| Records supplied |
◇ ◇ ◇ ◇

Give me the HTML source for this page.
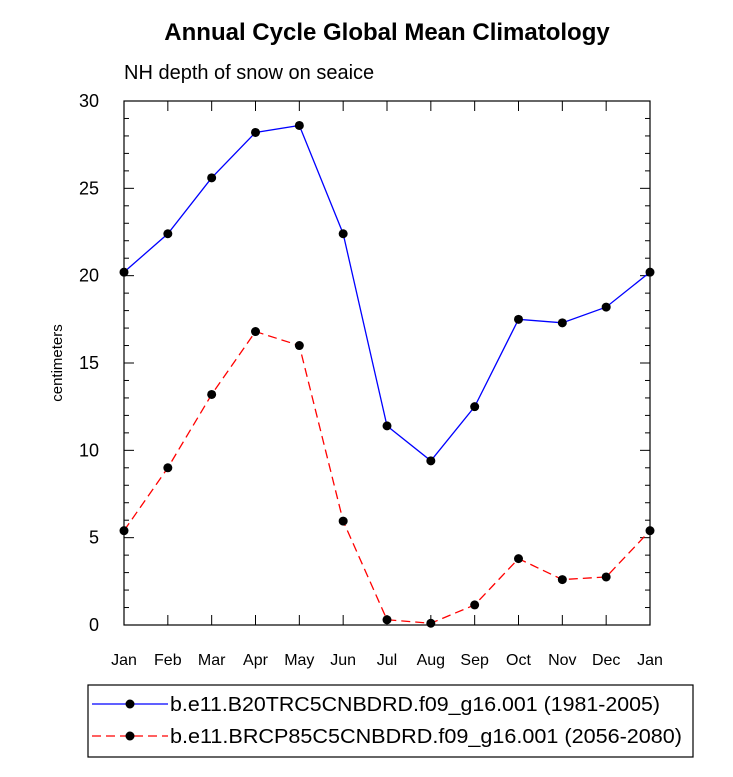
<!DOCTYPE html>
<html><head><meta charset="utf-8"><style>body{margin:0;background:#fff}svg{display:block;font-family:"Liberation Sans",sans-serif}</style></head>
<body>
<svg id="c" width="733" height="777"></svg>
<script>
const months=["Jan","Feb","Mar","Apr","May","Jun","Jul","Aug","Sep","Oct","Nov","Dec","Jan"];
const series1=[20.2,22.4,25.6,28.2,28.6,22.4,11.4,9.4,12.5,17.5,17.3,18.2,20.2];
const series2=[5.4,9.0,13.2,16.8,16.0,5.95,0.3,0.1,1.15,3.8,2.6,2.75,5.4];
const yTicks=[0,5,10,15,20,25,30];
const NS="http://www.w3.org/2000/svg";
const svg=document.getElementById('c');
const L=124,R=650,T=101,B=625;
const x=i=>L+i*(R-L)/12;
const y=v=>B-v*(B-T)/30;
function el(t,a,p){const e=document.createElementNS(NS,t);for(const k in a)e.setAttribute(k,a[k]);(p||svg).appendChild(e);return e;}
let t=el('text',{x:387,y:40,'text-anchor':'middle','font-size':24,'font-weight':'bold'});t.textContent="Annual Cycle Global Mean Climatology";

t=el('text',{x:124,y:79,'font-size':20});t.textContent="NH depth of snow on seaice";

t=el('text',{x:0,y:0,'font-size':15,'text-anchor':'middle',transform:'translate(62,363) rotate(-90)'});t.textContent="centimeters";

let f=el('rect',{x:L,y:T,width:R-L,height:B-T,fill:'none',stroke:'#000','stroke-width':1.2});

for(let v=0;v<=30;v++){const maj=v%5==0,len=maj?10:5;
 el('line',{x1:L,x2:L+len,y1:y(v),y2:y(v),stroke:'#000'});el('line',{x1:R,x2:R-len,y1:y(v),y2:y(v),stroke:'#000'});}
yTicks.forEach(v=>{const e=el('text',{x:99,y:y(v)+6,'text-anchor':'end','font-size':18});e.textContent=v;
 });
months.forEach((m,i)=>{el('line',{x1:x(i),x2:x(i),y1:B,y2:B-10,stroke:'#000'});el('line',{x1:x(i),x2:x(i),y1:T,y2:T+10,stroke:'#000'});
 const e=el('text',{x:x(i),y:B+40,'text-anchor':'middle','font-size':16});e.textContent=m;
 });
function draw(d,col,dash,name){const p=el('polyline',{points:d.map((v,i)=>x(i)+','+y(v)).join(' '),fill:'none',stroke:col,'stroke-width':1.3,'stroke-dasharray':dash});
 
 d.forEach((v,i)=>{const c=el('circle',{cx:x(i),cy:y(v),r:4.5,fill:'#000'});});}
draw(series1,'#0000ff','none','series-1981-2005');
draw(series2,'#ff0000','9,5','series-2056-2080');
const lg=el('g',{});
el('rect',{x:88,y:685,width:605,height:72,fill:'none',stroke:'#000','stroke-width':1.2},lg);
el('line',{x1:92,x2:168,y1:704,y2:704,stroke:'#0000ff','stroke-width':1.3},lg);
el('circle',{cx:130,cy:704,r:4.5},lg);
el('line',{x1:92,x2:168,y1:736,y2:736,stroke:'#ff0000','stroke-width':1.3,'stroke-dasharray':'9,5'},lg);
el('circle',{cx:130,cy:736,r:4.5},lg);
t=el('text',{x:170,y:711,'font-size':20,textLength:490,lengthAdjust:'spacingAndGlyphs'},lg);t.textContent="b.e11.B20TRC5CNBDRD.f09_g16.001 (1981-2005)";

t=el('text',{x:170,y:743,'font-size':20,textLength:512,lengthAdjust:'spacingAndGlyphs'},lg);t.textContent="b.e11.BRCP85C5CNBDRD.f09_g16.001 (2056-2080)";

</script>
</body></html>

◇ ◇ ◇ ◇

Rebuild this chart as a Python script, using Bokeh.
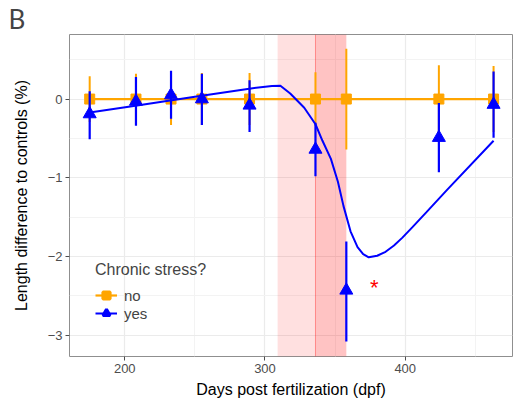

◇ ◇ ◇ ◇

| Work instructions |
In the records above, collect each line with "script".

| Output of the task |
<script>
</script>
Rebuild this chart as a Python script, using Bokeh.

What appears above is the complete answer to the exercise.